Exclusivity Of Lifestyle Centres
It would be wise to say that ‘eclectic’ describes the architecture of lifestyle centers perfectly. Most developers either ask architects to provide their invaluable inputs about a certain architectural era or resort to multiple architects on a single project. With most places choosing to incorporate historical elements in retail projects, lifestyle center designs replicate their evolution.
Also, malls stick to homogeneity in both form and retailing. So with the monotony that these chain stores tend to induce, lifestyle centers are a welcome change that effectively blends the (same) chain stores. Besides that, it also adds a few quirky styles in stores to provide for a more upbeat, unique, and ‘unchain like feel.
Was Gruen’s Vision Fulfilled?
There was a shopping mall pioneer and architect among the Jews from Vienna in the 1950s called Victor Gruen. He had ambitious ideas about lifestyle centers. He mentioned that shopping malls would bring ‘urbanity’ to the otherwise boring look of the suburbs.

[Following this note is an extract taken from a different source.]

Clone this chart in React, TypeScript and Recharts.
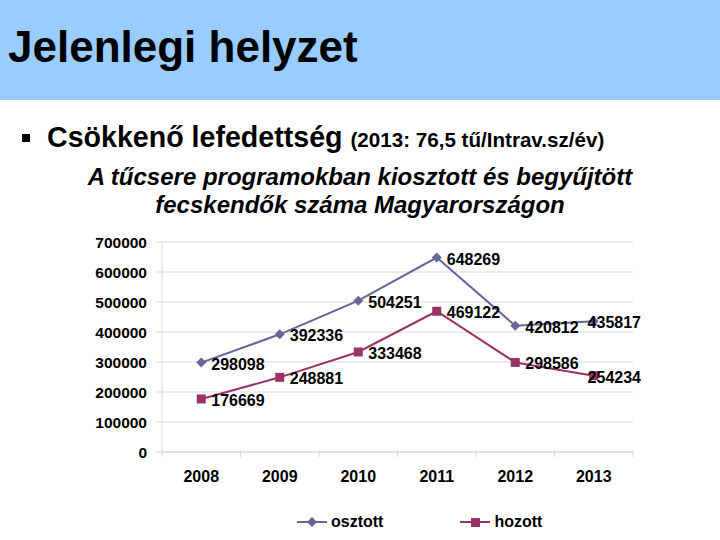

Gruen found good prospects in shopping centers. And the belief was that they could serve as ‘communities,’ wherein people would take frequent strolls, gather in groups, and socialize. So the ideal mall would be the one having day-care centers, libraries, jazz concerts, community theatres, art shows, and more.
Victor Gruen’s 1960’s book, the Shopping Towns USA, is instrumental in shaping the way we perceive malls today. It helped most people realize that shopping centers can fill a void only if it brings together other civic, social, and educational facilities.